TASK STATEMENT:
Please return nothing but the lines between the line holding "Write a Python" and the line holding "import seaborn as sns", both ends included, without the pictures.

DATA FOR THIS TASK:
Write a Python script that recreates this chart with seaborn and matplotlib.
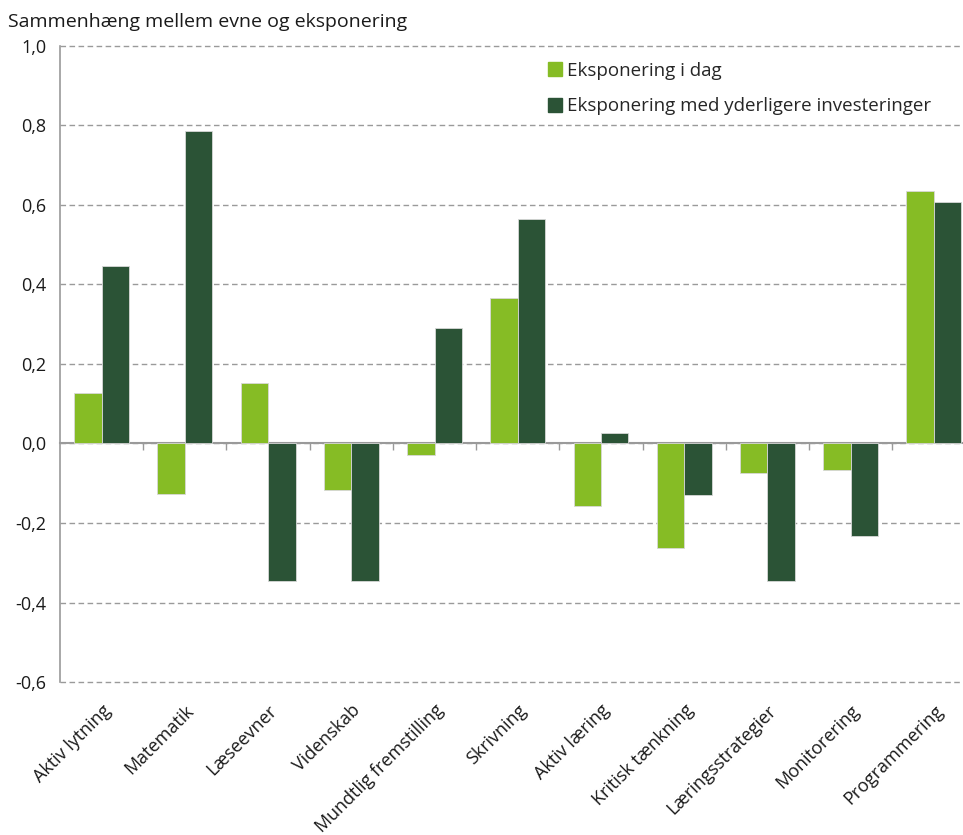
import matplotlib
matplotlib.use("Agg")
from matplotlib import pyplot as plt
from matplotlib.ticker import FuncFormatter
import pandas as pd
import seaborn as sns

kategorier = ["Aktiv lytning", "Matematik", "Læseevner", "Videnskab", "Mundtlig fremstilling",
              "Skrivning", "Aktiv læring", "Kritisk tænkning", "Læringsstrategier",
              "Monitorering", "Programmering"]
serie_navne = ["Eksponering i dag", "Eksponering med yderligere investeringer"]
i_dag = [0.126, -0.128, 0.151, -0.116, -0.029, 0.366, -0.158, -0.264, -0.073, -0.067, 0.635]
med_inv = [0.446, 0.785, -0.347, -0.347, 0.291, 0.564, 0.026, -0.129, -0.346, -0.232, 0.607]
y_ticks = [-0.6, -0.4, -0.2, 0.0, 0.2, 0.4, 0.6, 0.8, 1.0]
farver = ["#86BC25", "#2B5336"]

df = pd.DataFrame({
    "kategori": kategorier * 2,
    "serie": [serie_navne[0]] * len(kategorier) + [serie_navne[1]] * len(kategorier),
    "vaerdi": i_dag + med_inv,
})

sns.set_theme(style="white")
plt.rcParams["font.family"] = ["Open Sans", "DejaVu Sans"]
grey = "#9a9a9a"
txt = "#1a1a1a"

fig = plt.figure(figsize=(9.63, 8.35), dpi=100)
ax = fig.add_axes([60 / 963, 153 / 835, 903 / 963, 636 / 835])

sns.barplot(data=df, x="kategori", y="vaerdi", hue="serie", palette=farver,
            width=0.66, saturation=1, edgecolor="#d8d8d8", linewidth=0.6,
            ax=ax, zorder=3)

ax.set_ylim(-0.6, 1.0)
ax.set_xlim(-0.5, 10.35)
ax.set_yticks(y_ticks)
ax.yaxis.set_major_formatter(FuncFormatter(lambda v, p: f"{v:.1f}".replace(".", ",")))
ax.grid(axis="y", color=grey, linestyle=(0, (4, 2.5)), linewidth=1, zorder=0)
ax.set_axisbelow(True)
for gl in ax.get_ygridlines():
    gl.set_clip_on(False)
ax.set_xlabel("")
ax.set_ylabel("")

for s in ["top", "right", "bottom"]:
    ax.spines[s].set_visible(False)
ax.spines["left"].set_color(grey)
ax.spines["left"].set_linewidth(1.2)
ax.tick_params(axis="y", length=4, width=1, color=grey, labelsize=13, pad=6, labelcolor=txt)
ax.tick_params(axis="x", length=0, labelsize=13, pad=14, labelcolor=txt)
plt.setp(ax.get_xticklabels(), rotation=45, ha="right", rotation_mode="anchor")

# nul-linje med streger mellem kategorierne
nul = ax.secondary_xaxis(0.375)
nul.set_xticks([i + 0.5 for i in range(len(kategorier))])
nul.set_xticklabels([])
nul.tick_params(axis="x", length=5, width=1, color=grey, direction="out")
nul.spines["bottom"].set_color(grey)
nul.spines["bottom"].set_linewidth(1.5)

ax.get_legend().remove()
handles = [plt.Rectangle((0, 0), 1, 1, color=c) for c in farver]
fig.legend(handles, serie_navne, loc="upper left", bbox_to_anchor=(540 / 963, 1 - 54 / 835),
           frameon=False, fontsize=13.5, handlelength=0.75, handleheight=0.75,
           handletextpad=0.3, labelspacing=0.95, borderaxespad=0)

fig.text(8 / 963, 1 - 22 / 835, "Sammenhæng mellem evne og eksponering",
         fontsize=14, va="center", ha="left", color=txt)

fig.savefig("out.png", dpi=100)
==
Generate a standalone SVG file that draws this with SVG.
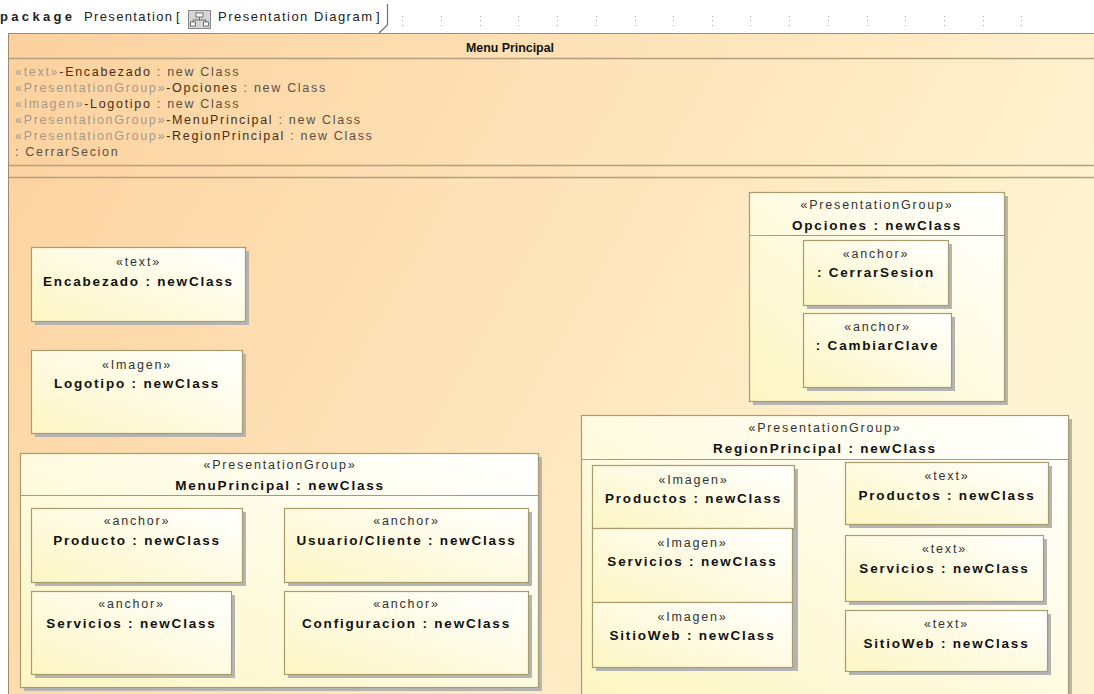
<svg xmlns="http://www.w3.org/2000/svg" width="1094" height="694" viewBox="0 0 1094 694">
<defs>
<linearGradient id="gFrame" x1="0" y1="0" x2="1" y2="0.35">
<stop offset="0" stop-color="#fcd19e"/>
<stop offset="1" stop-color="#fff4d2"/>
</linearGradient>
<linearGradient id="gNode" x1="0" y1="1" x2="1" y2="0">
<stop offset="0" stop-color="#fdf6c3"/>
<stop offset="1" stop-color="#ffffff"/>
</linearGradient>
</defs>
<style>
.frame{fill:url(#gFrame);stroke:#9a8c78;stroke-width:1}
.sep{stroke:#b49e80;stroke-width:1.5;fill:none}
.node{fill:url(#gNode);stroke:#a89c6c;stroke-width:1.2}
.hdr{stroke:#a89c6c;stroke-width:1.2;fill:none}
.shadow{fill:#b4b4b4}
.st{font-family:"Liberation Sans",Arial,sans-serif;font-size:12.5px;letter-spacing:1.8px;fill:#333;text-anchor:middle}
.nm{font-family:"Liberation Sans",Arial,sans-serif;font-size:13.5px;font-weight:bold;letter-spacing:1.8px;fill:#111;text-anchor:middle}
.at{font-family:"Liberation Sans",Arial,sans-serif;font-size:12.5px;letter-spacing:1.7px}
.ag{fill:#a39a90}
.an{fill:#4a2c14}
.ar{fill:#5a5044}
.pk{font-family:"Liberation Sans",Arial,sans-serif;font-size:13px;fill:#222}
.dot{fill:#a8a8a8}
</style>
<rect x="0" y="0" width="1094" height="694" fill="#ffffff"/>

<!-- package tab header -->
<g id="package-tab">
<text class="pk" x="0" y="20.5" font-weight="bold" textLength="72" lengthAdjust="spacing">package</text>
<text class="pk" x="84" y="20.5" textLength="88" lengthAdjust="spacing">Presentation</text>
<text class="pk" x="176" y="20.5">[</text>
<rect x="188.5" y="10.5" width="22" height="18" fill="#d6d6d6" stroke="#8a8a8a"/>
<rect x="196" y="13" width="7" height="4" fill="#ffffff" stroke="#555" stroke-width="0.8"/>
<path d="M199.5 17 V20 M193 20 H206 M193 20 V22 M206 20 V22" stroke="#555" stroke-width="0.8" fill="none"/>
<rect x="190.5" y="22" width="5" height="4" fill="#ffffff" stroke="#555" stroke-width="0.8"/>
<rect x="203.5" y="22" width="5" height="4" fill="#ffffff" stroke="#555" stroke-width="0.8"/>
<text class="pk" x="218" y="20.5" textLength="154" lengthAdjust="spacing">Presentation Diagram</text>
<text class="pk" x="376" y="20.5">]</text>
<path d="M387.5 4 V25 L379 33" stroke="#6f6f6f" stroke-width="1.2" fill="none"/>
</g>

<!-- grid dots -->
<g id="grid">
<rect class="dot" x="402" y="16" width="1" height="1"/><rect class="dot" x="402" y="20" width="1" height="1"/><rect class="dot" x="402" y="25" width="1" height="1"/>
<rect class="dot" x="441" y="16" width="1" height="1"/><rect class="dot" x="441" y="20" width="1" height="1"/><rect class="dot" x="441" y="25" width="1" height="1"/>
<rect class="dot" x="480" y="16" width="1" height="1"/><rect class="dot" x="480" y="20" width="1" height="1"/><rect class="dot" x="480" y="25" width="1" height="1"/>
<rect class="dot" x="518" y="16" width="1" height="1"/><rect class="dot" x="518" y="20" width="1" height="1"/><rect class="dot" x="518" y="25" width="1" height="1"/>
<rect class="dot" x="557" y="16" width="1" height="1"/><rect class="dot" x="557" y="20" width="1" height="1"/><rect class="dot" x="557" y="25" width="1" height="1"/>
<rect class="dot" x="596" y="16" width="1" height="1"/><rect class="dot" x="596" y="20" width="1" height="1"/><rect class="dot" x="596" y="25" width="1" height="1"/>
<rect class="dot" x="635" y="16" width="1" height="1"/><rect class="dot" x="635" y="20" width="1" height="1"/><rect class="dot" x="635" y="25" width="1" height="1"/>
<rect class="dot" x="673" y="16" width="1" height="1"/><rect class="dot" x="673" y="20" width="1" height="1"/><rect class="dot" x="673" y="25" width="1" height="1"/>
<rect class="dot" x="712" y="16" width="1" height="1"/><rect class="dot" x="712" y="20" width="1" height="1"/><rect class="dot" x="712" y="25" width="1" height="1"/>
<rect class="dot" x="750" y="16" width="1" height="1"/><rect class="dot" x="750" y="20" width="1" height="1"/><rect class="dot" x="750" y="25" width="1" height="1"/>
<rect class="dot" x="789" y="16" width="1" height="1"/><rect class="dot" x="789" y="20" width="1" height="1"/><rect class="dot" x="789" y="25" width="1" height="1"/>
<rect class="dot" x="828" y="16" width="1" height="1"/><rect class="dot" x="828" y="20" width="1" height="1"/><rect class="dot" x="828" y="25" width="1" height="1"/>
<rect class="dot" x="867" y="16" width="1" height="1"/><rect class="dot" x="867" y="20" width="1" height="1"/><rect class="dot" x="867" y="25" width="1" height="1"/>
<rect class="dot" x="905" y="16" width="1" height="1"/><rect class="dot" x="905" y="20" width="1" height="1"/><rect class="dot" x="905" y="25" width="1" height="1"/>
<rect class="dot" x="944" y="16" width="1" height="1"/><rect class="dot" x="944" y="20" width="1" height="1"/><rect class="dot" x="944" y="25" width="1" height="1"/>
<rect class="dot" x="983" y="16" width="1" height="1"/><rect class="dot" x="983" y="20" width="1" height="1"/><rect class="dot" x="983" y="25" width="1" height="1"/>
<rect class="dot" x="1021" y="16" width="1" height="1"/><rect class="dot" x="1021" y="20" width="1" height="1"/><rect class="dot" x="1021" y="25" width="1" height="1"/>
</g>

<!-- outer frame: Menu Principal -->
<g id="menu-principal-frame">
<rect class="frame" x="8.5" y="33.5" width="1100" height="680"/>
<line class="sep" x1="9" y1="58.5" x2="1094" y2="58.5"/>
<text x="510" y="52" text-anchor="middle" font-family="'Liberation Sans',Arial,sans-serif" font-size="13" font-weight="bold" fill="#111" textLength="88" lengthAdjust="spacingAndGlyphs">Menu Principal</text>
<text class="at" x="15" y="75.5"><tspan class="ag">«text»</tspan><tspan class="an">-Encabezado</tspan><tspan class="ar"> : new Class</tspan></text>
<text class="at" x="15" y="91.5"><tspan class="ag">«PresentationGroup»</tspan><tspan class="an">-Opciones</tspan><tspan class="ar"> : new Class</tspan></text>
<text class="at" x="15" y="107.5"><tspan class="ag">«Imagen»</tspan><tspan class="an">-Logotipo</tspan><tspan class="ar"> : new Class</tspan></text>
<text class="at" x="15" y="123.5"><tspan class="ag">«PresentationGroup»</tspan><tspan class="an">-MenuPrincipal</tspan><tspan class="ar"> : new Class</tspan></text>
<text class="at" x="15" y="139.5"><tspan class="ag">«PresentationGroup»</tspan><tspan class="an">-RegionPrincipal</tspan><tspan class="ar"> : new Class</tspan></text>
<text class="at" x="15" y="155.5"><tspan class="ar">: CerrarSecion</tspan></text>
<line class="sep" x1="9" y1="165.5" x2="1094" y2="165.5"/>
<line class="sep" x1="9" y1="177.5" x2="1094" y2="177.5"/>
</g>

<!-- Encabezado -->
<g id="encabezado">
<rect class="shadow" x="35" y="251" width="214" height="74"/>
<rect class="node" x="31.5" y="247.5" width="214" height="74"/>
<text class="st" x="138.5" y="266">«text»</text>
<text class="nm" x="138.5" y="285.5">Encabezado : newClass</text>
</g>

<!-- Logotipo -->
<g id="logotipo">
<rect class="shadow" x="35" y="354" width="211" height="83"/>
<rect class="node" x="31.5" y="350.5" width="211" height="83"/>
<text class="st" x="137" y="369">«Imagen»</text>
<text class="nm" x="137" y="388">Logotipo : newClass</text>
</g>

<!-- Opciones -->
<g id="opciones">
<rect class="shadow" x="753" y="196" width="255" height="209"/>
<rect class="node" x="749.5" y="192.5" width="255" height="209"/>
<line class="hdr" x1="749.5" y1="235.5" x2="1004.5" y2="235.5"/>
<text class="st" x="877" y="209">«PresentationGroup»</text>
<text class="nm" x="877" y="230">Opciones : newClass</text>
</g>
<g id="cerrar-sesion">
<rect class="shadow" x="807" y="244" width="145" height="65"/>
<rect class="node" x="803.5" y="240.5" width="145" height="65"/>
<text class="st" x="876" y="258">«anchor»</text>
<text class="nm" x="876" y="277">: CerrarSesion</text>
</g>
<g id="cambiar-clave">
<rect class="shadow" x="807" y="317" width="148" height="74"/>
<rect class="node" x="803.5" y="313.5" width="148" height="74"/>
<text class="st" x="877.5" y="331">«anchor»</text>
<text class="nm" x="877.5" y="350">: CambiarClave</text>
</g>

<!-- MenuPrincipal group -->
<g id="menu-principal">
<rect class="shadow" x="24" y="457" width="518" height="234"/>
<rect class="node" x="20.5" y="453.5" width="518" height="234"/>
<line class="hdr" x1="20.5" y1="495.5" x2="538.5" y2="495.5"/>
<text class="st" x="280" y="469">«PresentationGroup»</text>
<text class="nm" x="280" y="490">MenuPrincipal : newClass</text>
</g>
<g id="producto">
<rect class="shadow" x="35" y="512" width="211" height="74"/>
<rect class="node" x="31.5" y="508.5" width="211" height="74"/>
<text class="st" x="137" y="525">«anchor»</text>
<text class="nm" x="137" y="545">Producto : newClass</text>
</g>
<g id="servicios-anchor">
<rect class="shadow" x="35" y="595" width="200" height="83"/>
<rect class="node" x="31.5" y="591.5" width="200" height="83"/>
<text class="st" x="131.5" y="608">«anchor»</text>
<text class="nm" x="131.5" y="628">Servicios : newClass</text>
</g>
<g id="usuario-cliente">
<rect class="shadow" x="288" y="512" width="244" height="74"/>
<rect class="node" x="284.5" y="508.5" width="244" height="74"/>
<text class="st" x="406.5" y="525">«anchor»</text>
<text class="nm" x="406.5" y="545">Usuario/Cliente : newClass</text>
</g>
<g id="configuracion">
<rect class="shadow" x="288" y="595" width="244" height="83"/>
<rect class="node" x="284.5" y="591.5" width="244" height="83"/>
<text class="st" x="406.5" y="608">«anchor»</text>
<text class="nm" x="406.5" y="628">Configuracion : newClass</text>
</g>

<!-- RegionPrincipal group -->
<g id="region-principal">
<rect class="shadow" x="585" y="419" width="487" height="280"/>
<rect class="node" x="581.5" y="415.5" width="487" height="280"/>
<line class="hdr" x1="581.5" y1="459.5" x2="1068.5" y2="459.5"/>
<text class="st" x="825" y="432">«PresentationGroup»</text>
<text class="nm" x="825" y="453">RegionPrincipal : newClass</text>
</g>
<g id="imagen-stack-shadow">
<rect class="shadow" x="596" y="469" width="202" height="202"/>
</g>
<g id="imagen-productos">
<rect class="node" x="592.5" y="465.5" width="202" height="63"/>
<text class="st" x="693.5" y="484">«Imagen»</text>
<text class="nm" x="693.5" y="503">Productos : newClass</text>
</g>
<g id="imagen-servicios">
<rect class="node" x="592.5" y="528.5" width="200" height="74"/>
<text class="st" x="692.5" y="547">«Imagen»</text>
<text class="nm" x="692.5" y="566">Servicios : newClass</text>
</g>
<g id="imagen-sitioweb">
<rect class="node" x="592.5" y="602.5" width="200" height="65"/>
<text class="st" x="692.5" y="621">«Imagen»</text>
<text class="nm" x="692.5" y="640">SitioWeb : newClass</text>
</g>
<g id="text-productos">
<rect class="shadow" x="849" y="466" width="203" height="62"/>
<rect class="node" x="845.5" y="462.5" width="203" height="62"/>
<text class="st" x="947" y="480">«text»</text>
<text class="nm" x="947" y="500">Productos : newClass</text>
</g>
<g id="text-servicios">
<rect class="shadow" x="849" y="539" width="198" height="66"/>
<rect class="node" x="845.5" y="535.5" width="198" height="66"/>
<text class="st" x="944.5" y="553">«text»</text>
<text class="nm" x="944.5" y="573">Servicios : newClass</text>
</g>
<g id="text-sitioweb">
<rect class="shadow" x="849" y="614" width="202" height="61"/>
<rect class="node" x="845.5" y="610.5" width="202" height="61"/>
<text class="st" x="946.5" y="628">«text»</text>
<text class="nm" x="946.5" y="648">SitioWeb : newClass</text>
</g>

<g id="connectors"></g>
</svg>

REPLY:
Write a Python script that recreates this chart with seaborn and matplotlib.
import matplotlib
matplotlib.use("Agg")
from matplotlib import pyplot as plt
from matplotlib.ticker import FuncFormatter
import pandas as pd
import seaborn as sns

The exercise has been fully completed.